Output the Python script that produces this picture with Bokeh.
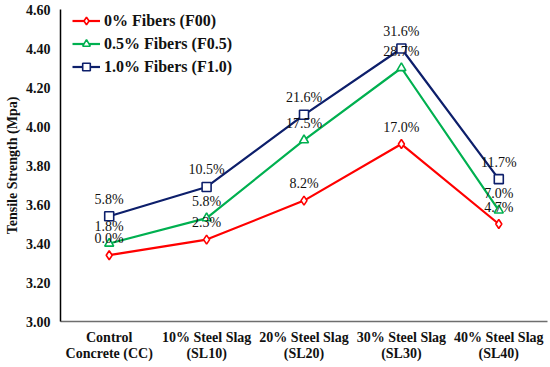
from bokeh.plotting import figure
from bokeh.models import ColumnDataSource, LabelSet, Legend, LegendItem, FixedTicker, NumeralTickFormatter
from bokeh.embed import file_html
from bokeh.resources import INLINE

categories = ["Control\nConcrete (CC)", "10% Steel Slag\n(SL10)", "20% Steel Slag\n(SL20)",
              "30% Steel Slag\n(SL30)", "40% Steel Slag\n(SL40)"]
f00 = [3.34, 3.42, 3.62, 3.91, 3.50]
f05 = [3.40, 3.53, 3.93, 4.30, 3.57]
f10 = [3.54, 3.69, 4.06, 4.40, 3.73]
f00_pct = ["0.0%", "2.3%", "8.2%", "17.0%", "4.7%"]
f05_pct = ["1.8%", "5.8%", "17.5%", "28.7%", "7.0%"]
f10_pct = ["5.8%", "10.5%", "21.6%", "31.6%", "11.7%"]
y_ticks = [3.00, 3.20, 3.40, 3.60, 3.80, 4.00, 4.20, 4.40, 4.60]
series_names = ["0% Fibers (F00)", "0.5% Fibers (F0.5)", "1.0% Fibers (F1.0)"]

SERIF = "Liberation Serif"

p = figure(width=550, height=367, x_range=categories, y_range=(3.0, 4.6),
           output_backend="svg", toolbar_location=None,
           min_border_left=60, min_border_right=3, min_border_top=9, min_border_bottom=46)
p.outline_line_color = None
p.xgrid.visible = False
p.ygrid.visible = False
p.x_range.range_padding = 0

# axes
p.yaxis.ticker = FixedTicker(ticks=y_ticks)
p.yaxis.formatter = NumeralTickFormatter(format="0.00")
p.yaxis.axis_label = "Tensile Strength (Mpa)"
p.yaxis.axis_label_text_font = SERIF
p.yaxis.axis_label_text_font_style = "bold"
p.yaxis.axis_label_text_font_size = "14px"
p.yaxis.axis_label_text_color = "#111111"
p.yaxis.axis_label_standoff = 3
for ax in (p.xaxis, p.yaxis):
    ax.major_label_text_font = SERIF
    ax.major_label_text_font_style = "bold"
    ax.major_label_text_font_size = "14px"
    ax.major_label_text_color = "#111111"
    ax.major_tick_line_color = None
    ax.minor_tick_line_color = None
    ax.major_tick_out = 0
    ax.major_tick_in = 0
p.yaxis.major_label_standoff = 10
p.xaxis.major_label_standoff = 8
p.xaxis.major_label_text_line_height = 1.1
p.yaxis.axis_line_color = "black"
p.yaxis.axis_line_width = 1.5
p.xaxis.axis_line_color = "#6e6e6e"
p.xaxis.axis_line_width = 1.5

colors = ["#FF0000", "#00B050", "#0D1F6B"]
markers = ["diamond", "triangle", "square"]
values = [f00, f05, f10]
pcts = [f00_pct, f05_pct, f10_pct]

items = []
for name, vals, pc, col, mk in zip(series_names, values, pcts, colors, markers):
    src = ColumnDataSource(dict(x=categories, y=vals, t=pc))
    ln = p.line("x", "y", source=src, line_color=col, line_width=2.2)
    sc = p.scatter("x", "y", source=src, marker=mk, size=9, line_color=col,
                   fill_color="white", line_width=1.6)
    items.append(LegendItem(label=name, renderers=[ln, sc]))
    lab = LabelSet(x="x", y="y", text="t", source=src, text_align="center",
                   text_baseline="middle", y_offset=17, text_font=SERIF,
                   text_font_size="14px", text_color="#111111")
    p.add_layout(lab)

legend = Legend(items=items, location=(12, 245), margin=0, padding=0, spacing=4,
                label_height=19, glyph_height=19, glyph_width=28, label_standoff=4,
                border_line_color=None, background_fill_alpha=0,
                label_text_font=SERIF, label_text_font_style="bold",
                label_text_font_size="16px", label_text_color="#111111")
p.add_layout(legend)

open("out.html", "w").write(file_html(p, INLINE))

-- Instruction --
Would you set down the listing exactly, omitting pictures?

-- Task answer --
Output the Python script that produces this picture with Bokeh.
from bokeh.plotting import figure
from bokeh.models import ColumnDataSource, LabelSet, Legend, LegendItem, FixedTicker, NumeralTickFormatter
from bokeh.embed import file_html
from bokeh.resources import INLINE

categories = ["Control\nConcrete (CC)", "10% Steel Slag\n(SL10)", "20% Steel Slag\n(SL20)",
              "30% Steel Slag\n(SL30)", "40% Steel Slag\n(SL40)"]
f00 = [3.34, 3.42, 3.62, 3.91, 3.50]
f05 = [3.40, 3.53, 3.93, 4.30, 3.57]
f10 = [3.54, 3.69, 4.06, 4.40, 3.73]
f00_pct = ["0.0%", "2.3%", "8.2%", "17.0%", "4.7%"]
f05_pct = ["1.8%", "5.8%", "17.5%", "28.7%", "7.0%"]
f10_pct = ["5.8%", "10.5%", "21.6%", "31.6%", "11.7%"]
y_ticks = [3.00, 3.20, 3.40, 3.60, 3.80, 4.00, 4.20, 4.40, 4.60]
series_names = ["0% Fibers (F00)", "0.5% Fibers (F0.5)", "1.0% Fibers (F1.0)"]

SERIF = "Liberation Serif"

p = figure(width=550, height=367, x_range=categories, y_range=(3.0, 4.6),
           output_backend="svg", toolbar_location=None,
           min_border_left=60, min_border_right=3, min_border_top=9, min_border_bottom=46)
p.outline_line_color = None
p.xgrid.visible = False
p.ygrid.visible = False
p.x_range.range_padding = 0

# axes
p.yaxis.ticker = FixedTicker(ticks=y_ticks)
p.yaxis.formatter = NumeralTickFormatter(format="0.00")
p.yaxis.axis_label = "Tensile Strength (Mpa)"
p.yaxis.axis_label_text_font = SERIF
p.yaxis.axis_label_text_font_style = "bold"
p.yaxis.axis_label_text_font_size = "14px"
p.yaxis.axis_label_text_color = "#111111"
p.yaxis.axis_label_standoff = 3
for ax in (p.xaxis, p.yaxis):
    ax.major_label_text_font = SERIF
    ax.major_label_text_font_style = "bold"
    ax.major_label_text_font_size = "14px"
    ax.major_label_text_color = "#111111"
    ax.major_tick_line_color = None
    ax.minor_tick_line_color = None
    ax.major_tick_out = 0
    ax.major_tick_in = 0
p.yaxis.major_label_standoff = 10
p.xaxis.major_label_standoff = 8
p.xaxis.major_label_text_line_height = 1.1
p.yaxis.axis_line_color = "black"
p.yaxis.axis_line_width = 1.5
p.xaxis.axis_line_color = "#6e6e6e"
p.xaxis.axis_line_width = 1.5

colors = ["#FF0000", "#00B050", "#0D1F6B"]
markers = ["diamond", "triangle", "square"]
values = [f00, f05, f10]
pcts = [f00_pct, f05_pct, f10_pct]

items = []
for name, vals, pc, col, mk in zip(series_names, values, pcts, colors, markers):
    src = ColumnDataSource(dict(x=categories, y=vals, t=pc))
    ln = p.line("x", "y", source=src, line_color=col, line_width=2.2)
    sc = p.scatter("x", "y", source=src, marker=mk, size=9, line_color=col,
                   fill_color="white", line_width=1.6)
    items.append(LegendItem(label=name, renderers=[ln, sc]))
    lab = LabelSet(x="x", y="y", text="t", source=src, text_align="center",
                   text_baseline="middle", y_offset=17, text_font=SERIF,
                   text_font_size="14px", text_color="#111111")
    p.add_layout(lab)

legend = Legend(items=items, location=(12, 245), margin=0, padding=0, spacing=4,
                label_height=19, glyph_height=19, glyph_width=28, label_standoff=4,
                border_line_color=None, background_fill_alpha=0,
                label_text_font=SERIF, label_text_font_style="bold",
                label_text_font_size="16px", label_text_color="#111111")
p.add_layout(legend)

open("out.html", "w").write(file_html(p, INLINE))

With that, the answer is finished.